** INSTRUCTIONS FOR THE TASK **
Output the material exactly, but drop every image it holds.

○ ○ ○ ○ ○

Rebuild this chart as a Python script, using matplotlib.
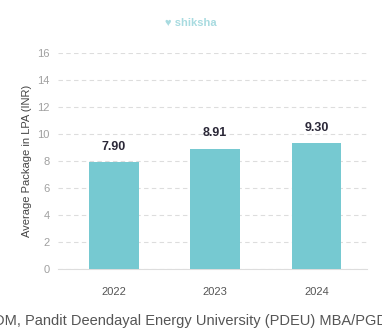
import matplotlib.pyplot as plt

plt.rcParams['font.family'] = ['Liberation Sans', 'DejaVu Sans']

# data
years = ['2022', '2023', '2024']
packages = [7.90, 8.91, 9.30]
yticks = [0, 2, 4, 6, 8, 10, 12, 14, 16]

bar_color = '#76c9d1'
grey_text = '#a0a0a0'

fig = plt.figure(figsize=(3.82, 3.36), dpi=100)
ax = fig.add_axes([58 / 382, 1 - 269 / 336, (367 - 58) / 382, (269 - 53) / 336])

x = list(range(len(years)))
ax.bar(x, packages, width=0.49, color=bar_color, zorder=3)

for xi, v in zip(x, packages):
    ax.annotate(f'{v:.2f}', (xi, v), xytext=(0, 7), textcoords='offset points',
                ha='center', va='bottom', fontsize=9, fontweight='bold',
                color='#2b2838')

ax.set_xlim(-0.55, 2.5)
ax.set_ylim(0, 16)
ax.set_yticks(yticks)
ax.set_xticks(x)
ax.set_xticklabels(years)
ax.tick_params(axis='both', length=0, labelsize=8, colors=grey_text)
ax.tick_params(axis='y', pad=6)
ax.tick_params(axis='x', pad=13, colors='#555555')
ax.yaxis.grid(True, linestyle=(0, (4, 3)), color='#dddddd', linewidth=0.8, zorder=0)
for s in ['top', 'right', 'left']:
    ax.spines[s].set_visible(False)
ax.spines['bottom'].set_color('#dddddd')

ax.set_ylabel('Average Package in LPA (INR)', fontsize=8, color='#444444', labelpad=4)

# logo and cut-off title
fig.text(0.5, 1 - 23 / 336, '\u2665 shiksha', ha='center', va='center',
         fontsize=8, fontweight='bold', color='#a8dbe0')
fig.text(-0.016, 1 - 321 / 336,
         'DM, Pandit Deendayal Energy University (PDEU) MBA/PGDM',
         ha='left', va='center', fontsize=10.5, color='#555555')

fig.savefig('out.png', dpi=100)
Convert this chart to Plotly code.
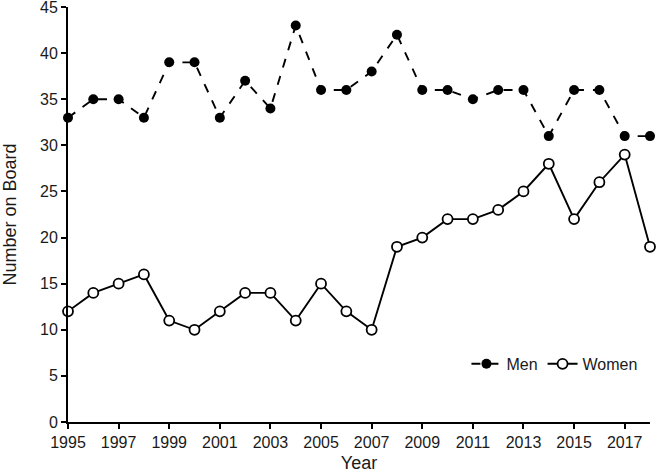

○ ○ ○ ○ ○

** RESULT **
Rebuild this chart as a Python script, using matplotlib.
import matplotlib.pyplot as plt

plt.rcParams['font.family'] = ['Liberation Sans', 'DejaVu Sans']

# data
years = ['2022', '2023', '2024']
packages = [7.90, 8.91, 9.30]
yticks = [0, 2, 4, 6, 8, 10, 12, 14, 16]

bar_color = '#76c9d1'
grey_text = '#a0a0a0'

fig = plt.figure(figsize=(3.82, 3.36), dpi=100)
ax = fig.add_axes([58 / 382, 1 - 269 / 336, (367 - 58) / 382, (269 - 53) / 336])

x = list(range(len(years)))
ax.bar(x, packages, width=0.49, color=bar_color, zorder=3)

for xi, v in zip(x, packages):
    ax.annotate(f'{v:.2f}', (xi, v), xytext=(0, 7), textcoords='offset points',
                ha='center', va='bottom', fontsize=9, fontweight='bold',
                color='#2b2838')

ax.set_xlim(-0.55, 2.5)
ax.set_ylim(0, 16)
ax.set_yticks(yticks)
ax.set_xticks(x)
ax.set_xticklabels(years)
ax.tick_params(axis='both', length=0, labelsize=8, colors=grey_text)
ax.tick_params(axis='y', pad=6)
ax.tick_params(axis='x', pad=13, colors='#555555')
ax.yaxis.grid(True, linestyle=(0, (4, 3)), color='#dddddd', linewidth=0.8, zorder=0)
for s in ['top', 'right', 'left']:
    ax.spines[s].set_visible(False)
ax.spines['bottom'].set_color('#dddddd')

ax.set_ylabel('Average Package in LPA (INR)', fontsize=8, color='#444444', labelpad=4)

# logo and cut-off title
fig.text(0.5, 1 - 23 / 336, '\u2665 shiksha', ha='center', va='center',
         fontsize=8, fontweight='bold', color='#a8dbe0')
fig.text(-0.016, 1 - 321 / 336,
         'DM, Pandit Deendayal Energy University (PDEU) MBA/PGDM',
         ha='left', va='center', fontsize=10.5, color='#555555')

fig.savefig('out.png', dpi=100)
Convert this chart to Plotly code.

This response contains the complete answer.